-- Start --

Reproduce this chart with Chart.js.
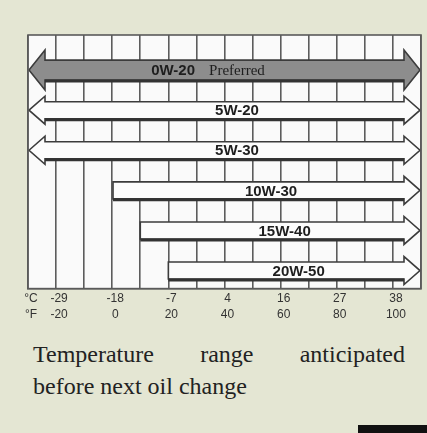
<!DOCTYPE html>
<html>
<head>
<meta charset="utf-8">
<script src="https://cdn.jsdelivr.net/npm/chart.js@4/dist/chart.umd.min.js"></script>
<style>
  html, body { margin:0; padding:0; background:#e4e6d3; }
  #wrap { position:relative; width:427px; height:433px; overflow:hidden; }
  #c { position:absolute; left:0; top:0; }
  #cap { position:absolute; left:33px; top:338px; width:372px;
    font:24px "Liberation Serif", "Times New Roman", serif; line-height:32px; color:#222; }
  #cap .l1 { text-align:justify; text-align-last:justify; }
  #tag { position:absolute; left:358px; top:425px; width:69px; height:8px; background:#111; }
</style>
</head>
<body>
<div id="wrap">
  <canvas id="c" width="427" height="325"></canvas>
  <div id="cap"><div class="l1">Temperature range anticipated</div><div>before next oil change</div></div>
  <div id="tag"></div>
</div>
<script>
// oil grades, top to bottom, with their usable range in °F
const grades = ["0W-20", "5W-20", "5W-30", "10W-30", "15W-40", "20W-50"];
const notes  = ["Preferred", "", "", "", "", ""];
const lowF   = [-30, -30, -30, 0, 10, 20];
const highF  = [110, 110, 110, 110, 110, 110];

// axis labels
const fTicks = [-20, 0, 20, 40, 60, 80, 100];
const cTicks = ["-29", "-18", "-7", "4", "16", "27", "38"];

const arrows = {
  id: "arrows",
  beforeDraw(chart){
    const { ctx, chartArea:a } = chart;
    ctx.save(); ctx.fillStyle = "#fafafa";
    ctx.fillRect(a.left, a.top, a.right - a.left, a.bottom - a.top);
    ctx.restore();
  },
  afterDatasetsDraw(chart){
    const { ctx, chartArea:a } = chart;
    const xs = chart.scales.x;
    chart.getDatasetMeta(0).data.forEach((bar, i) => {
      const x0 = Math.min(bar.base, bar.x), x1 = Math.max(bar.base, bar.x);
      const y = bar.y;
      const pref = i === 0;
      const sh = pref ? 10 : 8.5, hh = pref ? 20 : 14, hl = 17;
      const leftHead = lowF[i] <= xs.min;
      ctx.save();
      ctx.beginPath();
      if (leftHead){
        ctx.moveTo(x0 + 1, y);
        ctx.lineTo(x0 + hl, y - hh);
        ctx.lineTo(x0 + hl, y - sh);
      } else ctx.moveTo(x0, y - sh);
      ctx.lineTo(x1 - hl, y - sh);
      ctx.lineTo(x1 - hl, y - hh);
      ctx.lineTo(x1 - 1, y);
      ctx.lineTo(x1 - hl, y + hh);
      ctx.lineTo(x1 - hl, y + sh);
      if (leftHead){
        ctx.lineTo(x0 + hl, y + sh);
        ctx.lineTo(x0 + hl, y + hh);
      } else ctx.lineTo(x0, y + sh);
      ctx.closePath();
      ctx.fillStyle = pref ? "#8d8d8d" : "#fcfcfc";
      ctx.fill();
      ctx.lineWidth = 1.6; ctx.strokeStyle = "#3c3c3c"; ctx.stroke();
      // heavier shadow along the bottom of the shaft
      ctx.beginPath();
      ctx.moveTo(leftHead ? x0 + hl : x0, y + sh + 1);
      ctx.lineTo(x1 - hl, y + sh + 1);
      ctx.lineWidth = 3; ctx.strokeStyle = "#333"; ctx.stroke();

      const cx = ((leftHead ? x0 + hl : x0) + x1) / 2;
      ctx.fillStyle = "#1e1e1e"; ctx.textBaseline = "middle";
      if (notes[i]){
        ctx.font = "bold 15px 'Liberation Sans', Arial, sans-serif";
        const w1 = ctx.measureText(grades[i]).width;
        ctx.font = "15px 'Liberation Serif', serif";
        const w2 = ctx.measureText(notes[i]).width;
        const gx = cx - 25 - (w1 + 14 + w2) / 2;
        ctx.textAlign = "left";
        ctx.font = "bold 15px 'Liberation Sans', Arial, sans-serif";
        ctx.fillText(grades[i], gx, y + 1);
        ctx.font = "15px 'Liberation Serif', serif";
        ctx.fillText(notes[i], gx + w1 + 14, y + 1);
      } else {
        ctx.textAlign = "center";
        ctx.font = "bold 15px 'Liberation Sans', Arial, sans-serif";
        ctx.fillText(grades[i], cx + 4, y + 1);
      }
      ctx.restore();
    });
    ctx.save();
    ctx.strokeStyle = "#5a5a5a"; ctx.lineWidth = 1.6;
    ctx.strokeRect(a.left, a.top, a.right - a.left, a.bottom - a.top);
    ctx.restore();
  }
};

new Chart(document.getElementById("c"), {
  type: "bar",
  data: {
    datasets: [{
      data: grades.map((g, i) => ({ x: [lowF[i], highF[i]], y: i })),
      backgroundColor: "transparent",
      borderWidth: 0,
      barThickness: 18,
    }],
  },
  options: {
    responsive: false,
    animation: false,
    indexAxis: "y",
    layout: { padding: { top: 35, left: 28, right: 6, bottom: 0 } },
    plugins: { legend: { display: false }, tooltip: { enabled: false } },
    scales: {
      x: {
        type: "linear", min: -30, max: 110,
        grid: { color: "#5c5c5c", lineWidth: 1.6, drawTicks: false },
        border: { color: "#5a5a5a", width: 1.6 },
        ticks: {
          stepSize: 10, autoSkip: false, maxRotation: 0, padding: 2, labelOffset: 3,
          color: "#333", font: { family: "'Liberation Sans', Arial, sans-serif", size: 12, lineHeight: 1.35 },
          callback: v => {
            const k = fTicks.indexOf(v);
            if (k >= 0) return [cTicks[k], String(v)];
            if (v === -30) return ["°C", "°F"];
            return "";
          },
        },
      },
      y: { type: "linear", reverse: true, offset: false, min: -0.875, max: 5.45, display: false },
    },
  },
  plugins: [arrows],
});
</script>
</body>
</html>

-- End --

**EXERCISE DESCRIPTION:** For the material, find the number of lines holding the word "with" and give that figure and nothing more.

**ANSWER:** 2